▶ _Data extract_
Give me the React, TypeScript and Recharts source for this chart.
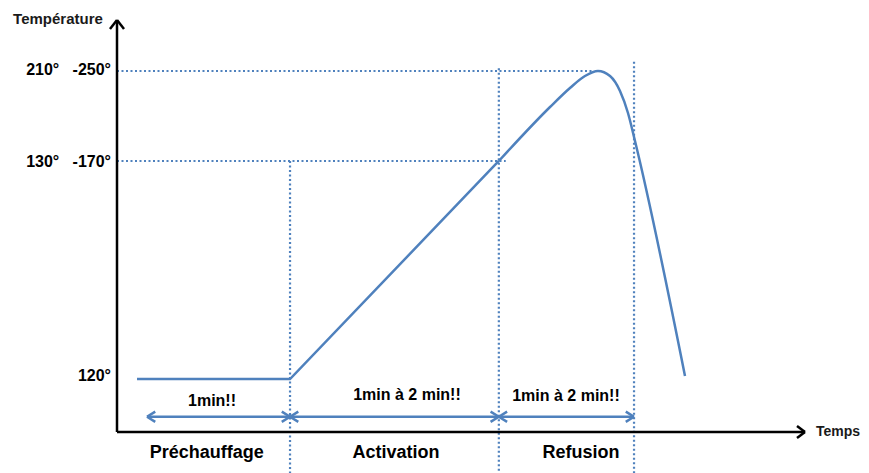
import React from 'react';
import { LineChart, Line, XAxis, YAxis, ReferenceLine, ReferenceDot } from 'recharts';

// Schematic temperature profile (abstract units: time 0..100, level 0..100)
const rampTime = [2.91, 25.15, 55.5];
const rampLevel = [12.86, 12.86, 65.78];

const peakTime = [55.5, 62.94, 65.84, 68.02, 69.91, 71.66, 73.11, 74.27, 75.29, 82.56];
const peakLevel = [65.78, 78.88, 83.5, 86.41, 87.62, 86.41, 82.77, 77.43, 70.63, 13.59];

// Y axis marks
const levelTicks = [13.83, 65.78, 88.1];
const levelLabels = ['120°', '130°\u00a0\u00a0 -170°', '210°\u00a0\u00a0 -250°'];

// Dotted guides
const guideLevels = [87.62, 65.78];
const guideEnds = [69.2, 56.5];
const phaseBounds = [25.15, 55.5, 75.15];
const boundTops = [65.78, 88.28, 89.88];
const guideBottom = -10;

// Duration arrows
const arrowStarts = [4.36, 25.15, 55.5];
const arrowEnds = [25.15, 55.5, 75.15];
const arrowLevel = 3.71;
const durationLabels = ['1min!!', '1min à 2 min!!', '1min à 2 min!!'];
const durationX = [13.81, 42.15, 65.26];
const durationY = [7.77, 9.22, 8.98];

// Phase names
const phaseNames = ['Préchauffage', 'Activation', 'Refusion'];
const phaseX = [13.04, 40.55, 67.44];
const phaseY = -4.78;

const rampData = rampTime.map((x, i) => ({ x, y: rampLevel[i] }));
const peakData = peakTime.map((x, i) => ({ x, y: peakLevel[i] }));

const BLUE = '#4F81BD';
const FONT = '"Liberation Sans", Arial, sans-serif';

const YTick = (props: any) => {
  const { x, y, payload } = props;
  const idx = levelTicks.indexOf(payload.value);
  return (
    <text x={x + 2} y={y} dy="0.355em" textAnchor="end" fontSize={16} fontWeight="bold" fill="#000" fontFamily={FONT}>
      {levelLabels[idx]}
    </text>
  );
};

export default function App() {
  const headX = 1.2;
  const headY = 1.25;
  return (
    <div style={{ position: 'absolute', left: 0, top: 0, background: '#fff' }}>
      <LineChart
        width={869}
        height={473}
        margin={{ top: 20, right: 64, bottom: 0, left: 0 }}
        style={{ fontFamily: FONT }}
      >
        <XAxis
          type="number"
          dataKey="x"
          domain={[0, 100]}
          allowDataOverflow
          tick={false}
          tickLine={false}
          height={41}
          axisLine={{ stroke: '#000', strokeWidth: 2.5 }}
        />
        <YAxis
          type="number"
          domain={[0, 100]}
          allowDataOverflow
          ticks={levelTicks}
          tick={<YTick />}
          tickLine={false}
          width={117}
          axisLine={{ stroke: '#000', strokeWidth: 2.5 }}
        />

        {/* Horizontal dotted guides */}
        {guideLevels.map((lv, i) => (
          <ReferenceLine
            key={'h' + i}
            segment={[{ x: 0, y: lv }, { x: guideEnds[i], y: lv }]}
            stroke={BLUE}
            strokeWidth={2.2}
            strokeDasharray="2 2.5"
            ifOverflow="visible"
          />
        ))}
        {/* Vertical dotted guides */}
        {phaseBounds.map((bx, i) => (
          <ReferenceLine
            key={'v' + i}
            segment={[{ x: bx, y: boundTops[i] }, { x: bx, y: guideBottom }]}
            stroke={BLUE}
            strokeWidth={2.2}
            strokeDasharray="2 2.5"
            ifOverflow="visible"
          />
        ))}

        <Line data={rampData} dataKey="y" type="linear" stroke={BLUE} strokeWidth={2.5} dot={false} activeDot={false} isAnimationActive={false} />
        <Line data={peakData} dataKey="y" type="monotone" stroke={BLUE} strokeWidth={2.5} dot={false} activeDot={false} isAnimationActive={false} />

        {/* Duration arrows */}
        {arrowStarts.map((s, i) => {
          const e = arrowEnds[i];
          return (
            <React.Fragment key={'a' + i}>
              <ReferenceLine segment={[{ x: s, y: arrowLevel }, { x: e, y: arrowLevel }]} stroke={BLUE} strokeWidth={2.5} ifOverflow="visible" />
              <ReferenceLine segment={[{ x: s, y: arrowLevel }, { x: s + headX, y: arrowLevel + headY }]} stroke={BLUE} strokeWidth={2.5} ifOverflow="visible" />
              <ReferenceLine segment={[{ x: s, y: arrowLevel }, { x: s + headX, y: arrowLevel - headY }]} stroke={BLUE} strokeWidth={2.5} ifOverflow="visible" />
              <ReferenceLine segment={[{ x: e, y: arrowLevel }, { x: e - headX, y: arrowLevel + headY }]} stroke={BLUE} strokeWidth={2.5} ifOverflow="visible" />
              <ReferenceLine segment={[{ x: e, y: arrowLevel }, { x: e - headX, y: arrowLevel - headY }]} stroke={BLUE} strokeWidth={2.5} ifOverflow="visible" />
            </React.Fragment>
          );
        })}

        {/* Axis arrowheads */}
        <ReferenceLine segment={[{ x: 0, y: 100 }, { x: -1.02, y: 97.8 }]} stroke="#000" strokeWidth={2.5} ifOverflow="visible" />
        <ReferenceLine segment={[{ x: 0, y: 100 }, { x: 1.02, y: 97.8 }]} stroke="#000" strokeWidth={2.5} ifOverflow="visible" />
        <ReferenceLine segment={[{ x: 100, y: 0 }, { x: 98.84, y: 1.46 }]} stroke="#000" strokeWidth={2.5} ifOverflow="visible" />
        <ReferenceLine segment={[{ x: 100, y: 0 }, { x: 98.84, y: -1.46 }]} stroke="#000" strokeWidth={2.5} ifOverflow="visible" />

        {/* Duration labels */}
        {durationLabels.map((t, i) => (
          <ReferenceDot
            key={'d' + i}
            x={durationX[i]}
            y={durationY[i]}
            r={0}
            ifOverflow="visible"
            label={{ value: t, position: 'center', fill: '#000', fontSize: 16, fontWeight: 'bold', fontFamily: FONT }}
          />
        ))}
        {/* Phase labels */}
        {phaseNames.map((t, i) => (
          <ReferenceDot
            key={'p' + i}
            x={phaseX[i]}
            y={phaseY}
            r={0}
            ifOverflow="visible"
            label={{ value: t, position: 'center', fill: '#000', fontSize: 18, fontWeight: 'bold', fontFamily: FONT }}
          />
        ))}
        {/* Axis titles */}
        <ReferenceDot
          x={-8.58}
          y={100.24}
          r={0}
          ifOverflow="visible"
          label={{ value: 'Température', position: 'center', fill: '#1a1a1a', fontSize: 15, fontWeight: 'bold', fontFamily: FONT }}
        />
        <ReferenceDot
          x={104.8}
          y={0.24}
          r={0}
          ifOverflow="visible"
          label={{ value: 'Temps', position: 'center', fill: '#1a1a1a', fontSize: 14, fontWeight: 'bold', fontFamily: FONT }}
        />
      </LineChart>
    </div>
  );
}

...

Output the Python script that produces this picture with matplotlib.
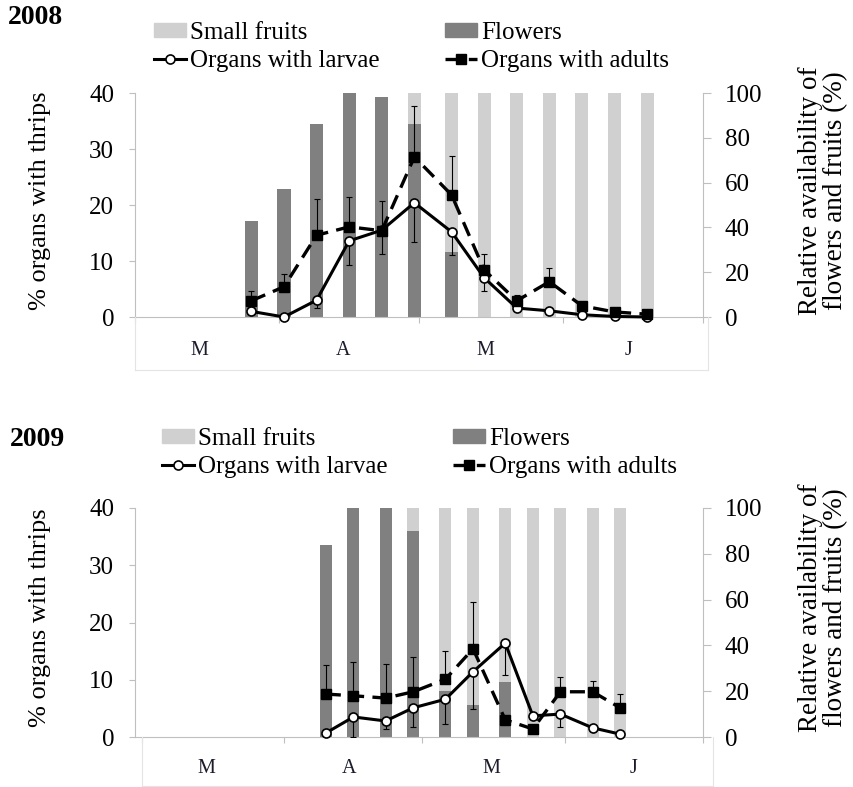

--

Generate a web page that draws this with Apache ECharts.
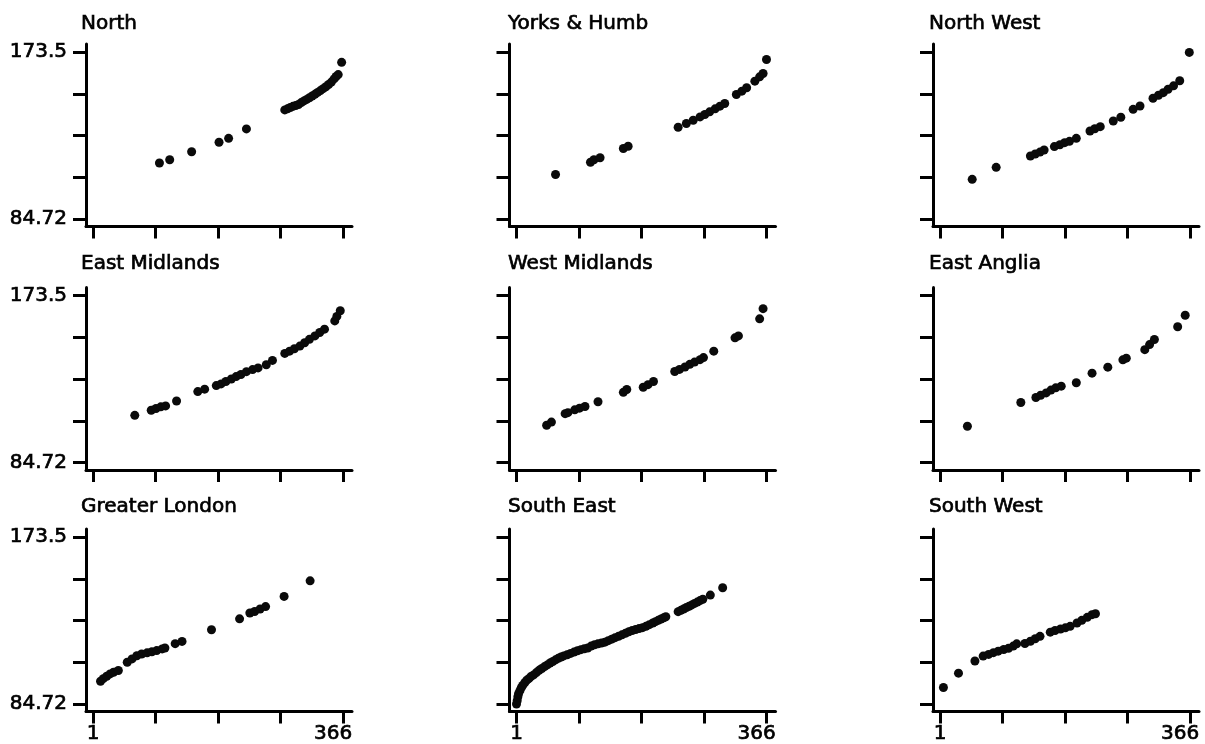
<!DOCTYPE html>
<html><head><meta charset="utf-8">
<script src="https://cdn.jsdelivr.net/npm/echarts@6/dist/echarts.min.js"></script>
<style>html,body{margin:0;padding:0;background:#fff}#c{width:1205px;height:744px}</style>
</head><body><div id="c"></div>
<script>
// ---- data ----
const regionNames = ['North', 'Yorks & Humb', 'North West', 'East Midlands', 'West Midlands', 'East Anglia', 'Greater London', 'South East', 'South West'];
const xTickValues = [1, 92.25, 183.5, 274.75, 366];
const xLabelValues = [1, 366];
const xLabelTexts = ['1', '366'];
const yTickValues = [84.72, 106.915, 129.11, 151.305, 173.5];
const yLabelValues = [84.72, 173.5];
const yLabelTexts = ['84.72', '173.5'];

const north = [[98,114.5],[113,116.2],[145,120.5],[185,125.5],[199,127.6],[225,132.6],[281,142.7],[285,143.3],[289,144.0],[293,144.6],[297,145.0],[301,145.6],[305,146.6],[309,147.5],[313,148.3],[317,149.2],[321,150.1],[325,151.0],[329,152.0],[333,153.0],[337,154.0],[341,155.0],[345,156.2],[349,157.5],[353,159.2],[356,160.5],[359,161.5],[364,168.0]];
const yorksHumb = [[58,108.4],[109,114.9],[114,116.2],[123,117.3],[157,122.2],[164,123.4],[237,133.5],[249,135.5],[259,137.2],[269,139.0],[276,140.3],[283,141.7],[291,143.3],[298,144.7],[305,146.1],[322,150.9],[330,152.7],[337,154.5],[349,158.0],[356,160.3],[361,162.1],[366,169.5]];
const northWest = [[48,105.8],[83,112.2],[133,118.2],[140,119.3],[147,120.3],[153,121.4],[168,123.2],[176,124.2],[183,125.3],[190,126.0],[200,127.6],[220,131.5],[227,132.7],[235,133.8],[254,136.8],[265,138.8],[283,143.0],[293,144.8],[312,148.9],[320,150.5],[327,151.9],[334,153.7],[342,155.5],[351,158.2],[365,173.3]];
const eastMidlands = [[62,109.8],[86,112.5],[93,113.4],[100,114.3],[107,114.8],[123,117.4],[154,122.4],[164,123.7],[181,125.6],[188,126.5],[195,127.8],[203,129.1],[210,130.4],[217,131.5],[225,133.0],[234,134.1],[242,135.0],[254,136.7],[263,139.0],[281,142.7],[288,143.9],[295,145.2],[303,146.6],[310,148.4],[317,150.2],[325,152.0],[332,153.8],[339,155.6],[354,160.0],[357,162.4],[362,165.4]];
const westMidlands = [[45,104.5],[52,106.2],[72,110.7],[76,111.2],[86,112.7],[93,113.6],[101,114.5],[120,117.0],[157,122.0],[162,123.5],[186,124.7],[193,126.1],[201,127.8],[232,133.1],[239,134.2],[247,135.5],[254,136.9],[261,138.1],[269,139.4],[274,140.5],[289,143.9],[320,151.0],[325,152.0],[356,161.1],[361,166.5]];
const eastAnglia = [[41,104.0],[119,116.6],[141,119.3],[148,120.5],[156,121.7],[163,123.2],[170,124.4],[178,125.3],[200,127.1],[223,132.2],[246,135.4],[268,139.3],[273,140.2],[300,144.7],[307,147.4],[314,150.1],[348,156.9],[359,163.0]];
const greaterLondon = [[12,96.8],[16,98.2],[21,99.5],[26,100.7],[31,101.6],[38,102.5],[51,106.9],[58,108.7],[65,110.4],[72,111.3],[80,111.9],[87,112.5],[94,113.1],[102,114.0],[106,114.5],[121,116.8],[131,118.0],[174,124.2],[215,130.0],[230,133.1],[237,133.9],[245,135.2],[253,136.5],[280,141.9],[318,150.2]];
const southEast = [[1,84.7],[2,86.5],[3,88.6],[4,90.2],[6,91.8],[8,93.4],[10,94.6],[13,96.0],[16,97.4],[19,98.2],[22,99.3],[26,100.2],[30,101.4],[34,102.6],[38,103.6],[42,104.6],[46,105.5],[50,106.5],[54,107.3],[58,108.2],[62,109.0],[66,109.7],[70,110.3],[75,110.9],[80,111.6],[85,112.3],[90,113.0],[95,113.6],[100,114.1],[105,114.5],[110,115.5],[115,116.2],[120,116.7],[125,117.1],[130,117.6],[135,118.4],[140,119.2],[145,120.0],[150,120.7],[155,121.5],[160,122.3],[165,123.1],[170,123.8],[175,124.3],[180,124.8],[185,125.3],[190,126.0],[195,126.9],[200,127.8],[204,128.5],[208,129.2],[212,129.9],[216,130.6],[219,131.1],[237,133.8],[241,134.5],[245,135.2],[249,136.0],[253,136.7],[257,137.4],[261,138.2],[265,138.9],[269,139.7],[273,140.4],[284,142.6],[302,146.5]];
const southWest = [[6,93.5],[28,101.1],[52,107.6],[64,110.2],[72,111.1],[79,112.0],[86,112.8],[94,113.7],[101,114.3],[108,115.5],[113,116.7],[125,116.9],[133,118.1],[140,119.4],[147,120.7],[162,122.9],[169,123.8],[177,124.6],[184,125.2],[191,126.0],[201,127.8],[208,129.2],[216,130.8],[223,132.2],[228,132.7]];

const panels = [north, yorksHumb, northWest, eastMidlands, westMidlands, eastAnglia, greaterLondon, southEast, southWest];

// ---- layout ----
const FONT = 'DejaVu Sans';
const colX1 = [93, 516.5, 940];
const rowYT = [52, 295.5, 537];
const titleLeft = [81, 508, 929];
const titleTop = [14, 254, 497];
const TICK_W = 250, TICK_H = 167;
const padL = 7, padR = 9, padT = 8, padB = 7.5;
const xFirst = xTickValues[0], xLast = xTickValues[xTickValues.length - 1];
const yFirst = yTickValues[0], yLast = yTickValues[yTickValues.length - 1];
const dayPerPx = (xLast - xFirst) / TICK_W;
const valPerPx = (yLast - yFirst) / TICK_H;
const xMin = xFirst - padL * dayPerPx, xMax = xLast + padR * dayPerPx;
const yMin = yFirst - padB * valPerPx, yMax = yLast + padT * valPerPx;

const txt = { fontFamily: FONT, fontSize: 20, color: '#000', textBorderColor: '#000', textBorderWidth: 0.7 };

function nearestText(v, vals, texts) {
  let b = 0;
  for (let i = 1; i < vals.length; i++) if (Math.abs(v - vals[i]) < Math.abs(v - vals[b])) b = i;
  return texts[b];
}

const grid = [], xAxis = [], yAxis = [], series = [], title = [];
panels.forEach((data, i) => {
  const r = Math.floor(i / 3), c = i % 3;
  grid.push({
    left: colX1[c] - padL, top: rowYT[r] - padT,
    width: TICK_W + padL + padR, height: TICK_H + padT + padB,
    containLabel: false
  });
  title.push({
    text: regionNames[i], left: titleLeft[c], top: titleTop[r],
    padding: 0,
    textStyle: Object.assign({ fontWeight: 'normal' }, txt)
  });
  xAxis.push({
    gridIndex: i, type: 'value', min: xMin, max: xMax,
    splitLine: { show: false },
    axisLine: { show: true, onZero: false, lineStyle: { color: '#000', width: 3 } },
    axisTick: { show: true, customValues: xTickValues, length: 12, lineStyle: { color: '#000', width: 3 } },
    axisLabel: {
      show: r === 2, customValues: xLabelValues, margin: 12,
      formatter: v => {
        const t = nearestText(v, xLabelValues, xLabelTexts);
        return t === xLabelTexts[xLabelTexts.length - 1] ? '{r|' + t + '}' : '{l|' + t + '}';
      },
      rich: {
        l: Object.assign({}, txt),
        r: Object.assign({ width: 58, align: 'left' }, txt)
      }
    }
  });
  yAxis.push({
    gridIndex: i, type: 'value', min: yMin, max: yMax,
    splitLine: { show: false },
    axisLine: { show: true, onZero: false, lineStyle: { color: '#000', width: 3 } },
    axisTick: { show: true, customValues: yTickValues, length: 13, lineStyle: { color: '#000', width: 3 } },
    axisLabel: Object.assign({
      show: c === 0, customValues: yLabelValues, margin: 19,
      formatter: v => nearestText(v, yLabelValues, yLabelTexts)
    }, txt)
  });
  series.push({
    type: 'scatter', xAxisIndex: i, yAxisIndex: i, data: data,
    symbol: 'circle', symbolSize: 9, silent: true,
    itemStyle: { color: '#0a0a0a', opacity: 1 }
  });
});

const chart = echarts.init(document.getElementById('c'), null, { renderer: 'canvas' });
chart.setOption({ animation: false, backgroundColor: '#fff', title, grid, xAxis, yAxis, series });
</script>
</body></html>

▶ _The task_
Leave out every picture, then retype exactly the lines from the one containing "Give me the" through the one containing "const levelLabels = ['120°', '130°\u00a0\u00a0".

▶ _Reply to the task_
Give me the React, TypeScript and Recharts source for this chart.
import React from 'react';
import { LineChart, Line, XAxis, YAxis, ReferenceLine, ReferenceDot } from 'recharts';

// Schematic temperature profile (abstract units: time 0..100, level 0..100)
const rampTime = [2.91, 25.15, 55.5];
const rampLevel = [12.86, 12.86, 65.78];

const peakTime = [55.5, 62.94, 65.84, 68.02, 69.91, 71.66, 73.11, 74.27, 75.29, 82.56];
const peakLevel = [65.78, 78.88, 83.5, 86.41, 87.62, 86.41, 82.77, 77.43, 70.63, 13.59];

// Y axis marks
const levelTicks = [13.83, 65.78, 88.1];
const levelLabels = ['120°', '130°\u00a0\u00a0 -170°', '210°\u00a0\u00a0 -250°'];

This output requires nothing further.